EPA Yanks 31 Refinery Biofuel Waivers But Skips Credit Requirement

Source: By Jennifer A Dlouhy, Bloomberg • Posted: Sunday, April 10, 2022

Refineries denied waivers from 2018 biofuel-blending quotas EPA says they won’t have to buy biofuel credits to comply

The Biden administration on Thursday rescinded 31 refineries’ previously granted waivers from 2018 biofuel-blending requirements — but said it will not require the facilities to buy compliance credits to fulfill the quotas.

The Environmental Protection Agency’s move was designed to stave off disruptions in a tight market for those compliance credits, something that could drive up already high gasoline prices.

The approach underscores the continued legal and political pitfalls surrounding the 17-year-old Renewable Fuel Standard program that compels refineries to mix alternatives such as corn-based ethanol into gasoline and diesel. Joe Biden promised to promote ethanol and other biofuels when campaigning for president, but once in the White House he’s faced the same dilemma predecessors did in balancing competing demands from oil refiners and agricultural interests.

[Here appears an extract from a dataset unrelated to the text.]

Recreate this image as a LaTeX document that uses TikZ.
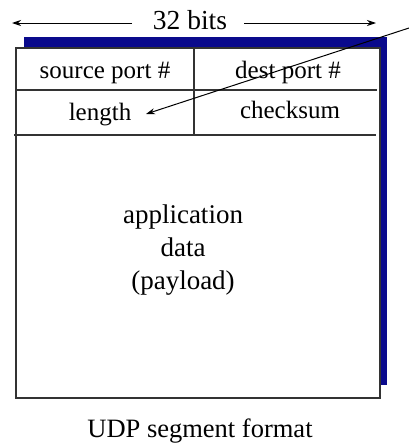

At issue is the EPA’s 2019 decision to grant 31 refineries exemptions from 2018 biofuel blending quotas while denying the relief to five others. After renewable fuel supporters challenged the move, the U.S. Court of Appeals for the District of Columbia Circuit in December gave the EPA 120 days to issue new decisions.

With its action Thursday, the EPA said the 31 previously granted exemptions were wrongly authorized because any economic hardship suffered by the facilities was not directly caused by the RFS program itself.

The EPA said in a notice it was providing the 31 previously exempted refineries an “alternate compliance approach” so they can fulfill 2018 requirements without buying or redeeming biofuel compliance credits known as renewable identification numbers, or RINs. Under the EPA’s plan, the affected refineries can fulfill their obligations by resubmitting annual compliance reports for 2018.

“EPA is granting this compliance flexibility because the agency has determined that there are extenuating circumstances specific to this set of petitions,” the agency said.

Biofuel advocates took a dim view of the decision, which they said effectively absolved refiners of the need to acquire some 1.4 billion RINs.

Geoff Cooper, chief executive of the Renewable Fuels Association, called the EPA’s decision “a hollow victory for the biofuels industry.”

“EPA admits that those exemptions never should have been granted in the first place, but now is sweeping them under the rug and letting the refiners who got these exemptions off the hook,” Cooper said in an emailed statement. “The so-called alternative compliance approach issued by EPA is really a no-compliance approach.”

Refining advocates had warned the Biden administration that forcing refineries to acquire RINs to satisfy previously waived quotas could spur excessive demand for available credits and potentially higher gasoline costs, undermining White House efforts to lower prices at the pump.

The EPA appeared sympathetic to those concerns. “Limited available RINs makes it impracticable for these 31 small refineries to meet their 2018 obligations under the existing compliance scheme,” the EPA said. By contrast, the agency said, a drawdown of 1.4 billion credits would seriously jeopardize the ability of refiners to satisfy future quotas and could result in “serious harmful impacts” to the entire program.

The denials could provide legal support for a separate EPA proposal to reject more than 60 other refinery requests for waivers from quotas spanning 2016 to 2021, the agency said. The agency said the new rejections were consistent with a 2020 decision by the 10th Circuit U.S. Court of Appeals that previous exemptions had been improperly granted because refineries’ economic hardship wasn’t tied to the RFS.

The Biden administration is set to finalize blending quotas for 2020, 2021 and 2022 by June 3.